Another important aspect of the warranty covering patent defects stipulated by the Consumer Code involves the burden of proof of the defect, as responsibility for providing it varies according to the time when the defect occurs. If the defect becomes apparent within 6 months of delivery of the goods, it is presumed that it already existed on that date, and it will be up to the seller to prove that, at the time of delivery, the goods were fully compliant and the alleged defect only occurred subsequently. If, on the other hand, the defect occurs more than 6 months from delivery, the consumer will have to provide proof that the defect was already present at the time of delivery, and also show that they have respected the prescription and forfeiture terms clarified above.
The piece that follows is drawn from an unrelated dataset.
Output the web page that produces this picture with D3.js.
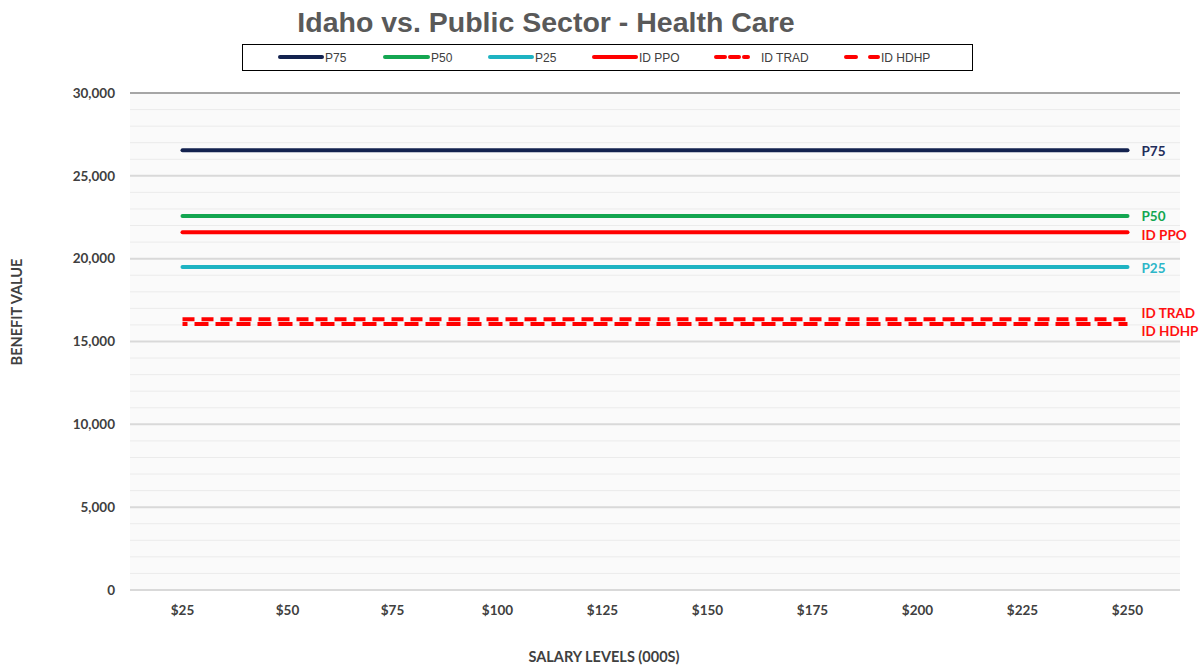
<!DOCTYPE html>
<html>
<head>
<meta charset="utf-8">
<script src="https://cdn.jsdelivr.net/npm/d3@7/dist/d3.min.js"></script>
<style>
body { margin: 0; background: #fff; }
</style>
</head>
<body>
<script>
const salaries = ["$25", "$50", "$75", "$100", "$125", "$150", "$175", "$200", "$225", "$250"];
const seriesNames = ["P75", "P50", "P25", "ID PPO", "ID TRAD", "ID HDHP"];
const p75 = [26550, 26550, 26550, 26550, 26550, 26550, 26550, 26550, 26550, 26550];
const p50 = [22570, 22570, 22570, 22570, 22570, 22570, 22570, 22570, 22570, 22570];
const p25 = [19490, 19490, 19490, 19490, 19490, 19490, 19490, 19490, 19490, 19490];
const idPpo = [21600, 21600, 21600, 21600, 21600, 21600, 21600, 21600, 21600, 21600];
const idTrad = [16350, 16350, 16350, 16350, 16350, 16350, 16350, 16350, 16350, 16350];
const idHdhp = [16050, 16050, 16050, 16050, 16050, 16050, 16050, 16050, 16050, 16050];
const yTicks = [0, 5000, 10000, 15000, 20000, 25000, 30000];

const width = 1199, height = 667;
const plotLeft = 130, plotRight = 1180, plotTop = 93, plotBottom = 590;

const svg = d3.select("body").append("svg")
    .attr("width", width)
    .attr("height", height);

const x = d3.scaleBand().domain(salaries).range([plotLeft, plotRight]);
const y = d3.scaleLinear().domain([0, 30000]).range([plotBottom, plotTop]);

// plot area
svg.append("rect")
    .attr("x", plotLeft).attr("y", plotTop)
    .attr("width", plotRight - plotLeft).attr("height", plotBottom - plotTop)
    .attr("fill", "#fafafa");

// minor gridlines
svg.append("g").selectAll("line")
    .data(d3.range(1000, 30000, 1000).filter(v => v % 5000 != 0))
    .enter().append("line")
    .attr("x1", plotLeft).attr("x2", plotRight)
    .attr("y1", d => y(d)).attr("y2", d => y(d))
    .attr("stroke", "#ebebeb")
    .attr("stroke-width", 1);

// major gridlines
svg.append("g").selectAll("line")
    .data(yTicks)
    .enter().append("line")
    .attr("x1", plotLeft).attr("x2", plotRight)
    .attr("y1", d => y(d)).attr("y2", d => y(d))
    .attr("stroke", d => d == 30000 ? "#a6a6a6" : "#d9d9d9")
    .attr("stroke-width", 2);

// y axis
const yAxis = svg.append("g")
    .attr("transform", "translate(" + (plotLeft - 12) + ",0)")
    .call(d3.axisLeft(y).tickValues(yTicks).tickSize(0).tickFormat(d3.format(",")));
yAxis.select(".domain").remove();
yAxis.selectAll("text")
    .attr("font-family", "Lato, 'Open Sans', sans-serif")
    .attr("font-weight", "bold")
    .attr("font-size", 13.5)
    .attr("fill", "#404040");

// x axis
const xAxis = svg.append("g")
    .attr("transform", "translate(0," + (plotBottom + 12) + ")")
    .call(d3.axisBottom(x).tickSize(0));
xAxis.select(".domain").remove();
xAxis.selectAll("text")
    .attr("font-family", "Lato, 'Open Sans', sans-serif")
    .attr("font-weight", "bold")
    .attr("font-size", 13.5)
    .attr("fill", "#404040");

const series = [
    { name: "P75", values: p75, color: "#13224f", dash: null, labelColor: "#1f2d5a", dy: 6 },
    { name: "P50", values: p50, color: "#14a651", dash: null, labelColor: "#14a651", dy: 5 },
    { name: "P25", values: p25, color: "#1eb3c2", dash: null, labelColor: "#2cb6c8", dy: 6 },
    { name: "ID PPO", values: idPpo, color: "#ff0000", dash: null, labelColor: "#ff1010", dy: 8 },
    { name: "ID TRAD", values: idTrad, color: "#ff0000", dash: "12,7", offset: 0, labelColor: "#ff1010", dy: -1 },
    { name: "ID HDHP", values: idHdhp, color: "#ff0000", dash: "14,7", offset: 9, labelColor: "#ff1010", dy: 12 }
];

const line = d3.line()
    .x((d, i) => x(salaries[i]) + x.bandwidth() / 2)
    .y(d => y(d));

svg.append("g").selectAll("path")
    .data(series)
    .enter().append("path")
    .attr("d", d => line(d.values))
    .attr("fill", "none")
    .attr("stroke", d => d.color)
    .attr("stroke-width", 4)
    .attr("stroke-linecap", d => d.dash ? "butt" : "round")
    .attr("stroke-dasharray", d => d.dash)
    .attr("stroke-dashoffset", d => d.offset || 0);

// end labels
svg.append("g").selectAll("text")
    .data(series)
    .enter().append("text")
    .attr("x", x(salaries[salaries.length - 1]) + x.bandwidth() / 2 + 14)
    .attr("y", d => y(d.values[d.values.length - 1]) + d.dy)
    .attr("font-family", "Lato, 'Open Sans', sans-serif")
    .attr("font-weight", "bold")
    .attr("font-size", 13.5)
    .attr("fill", d => d.labelColor)
    .text(d => d.name);

// title
svg.append("text")
    .attr("x", 546).attr("y", 32)
    .attr("text-anchor", "middle")
    .attr("font-family", "'Liberation Sans', Arial, sans-serif")
    .attr("font-weight", "bold")
    .attr("font-size", 28.5)
    .attr("fill", "#595959")
    .text("Idaho vs. Public Sector - Health Care");

// legend
svg.append("rect")
    .attr("x", 242.5).attr("y", 44.5)
    .attr("width", 730).attr("height", 26)
    .attr("fill", "#fff")
    .attr("stroke", "#000")
    .attr("stroke-width", 1);

const legendX = [280, 385, 490, 594, 716, 846];
const legendLen = [42, 43, 42, 42, 42, 32];
const legendDash = [null, null, null, null, "9,5,9,5,4,20", "10,14"];
const lg = svg.append("g").selectAll("g")
    .data(series)
    .enter().append("g")
    .attr("transform", (d, i) => "translate(" + legendX[i] + ",57)");
lg.append("line")
    .attr("x1", 0).attr("x2", (d, i) => legendLen[i])
    .attr("stroke", d => d.color)
    .attr("stroke-width", 4)
    .attr("stroke-linecap", "round")
    .attr("stroke-dasharray", (d, i) => legendDash[i]);
lg.append("text")
    .attr("x", (d, i) => legendLen[i] + 3)
    .attr("y", 5)
    .attr("font-family", "'Liberation Sans Narrow', 'Liberation Sans', sans-serif")
    .attr("font-size", 12)
    .attr("fill", "#404040")
    .text(d => d.name);

// axis titles
svg.append("text")
    .attr("x", 604).attr("y", 662)
    .attr("text-anchor", "middle")
    .attr("font-family", "Lato, 'Open Sans', sans-serif")
    .attr("font-weight", "bold")
    .attr("font-size", 14.5)
    .attr("fill", "#404040")
    .text("SALARY LEVELS (000S)");

svg.append("text")
    .attr("transform", "translate(22,312) rotate(-90)")
    .attr("text-anchor", "middle")
    .attr("font-family", "Lato, 'Open Sans', sans-serif")
    .attr("font-weight", "bold")
    .attr("font-size", 14.5)
    .attr("fill", "#404040")
    .text("BENEFIT VALUE");
</script>
</body>
</html>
In contact to the regulations on guarantees in articles 1490 and following of the civil code, which may be contractually waived by the parties, the provisions of the Consumer Code summarised above are essentially mandatory. Article 134 of the Consumer Code states “Any agreement made before the seller has been informed of the patent defect, aimed at excluding or limiting, even indirectly, the rights recognised by this paragraph is null and void. The nullity can only be asserted by the consumer and can be assessed ex officio by a judge.” Again, paragraph 3 of the same article states that “any contractual clause which, in applying the legislation of a non-EU country, has the effect of depriving the consumer of the protection ensured by this paragraph, and where the contract has a close connection with the territory of a Member State of the European Union, shall be considered void.”. That is why even the use of the Memorandum of Agreement (MOA) approved by the MYBA does not exclude applying the regulation mentioned above whenever the buyer is a “consumer”, i.e. a natural person residing in any country of the European Union that purchases the yacht for recreational purposes. The provisions of the Consumer Code follow the provisions of art. 7 of the European Directive 1999/44 / EC and which are thus contained in the domestic legislation of all Member States of the European Union.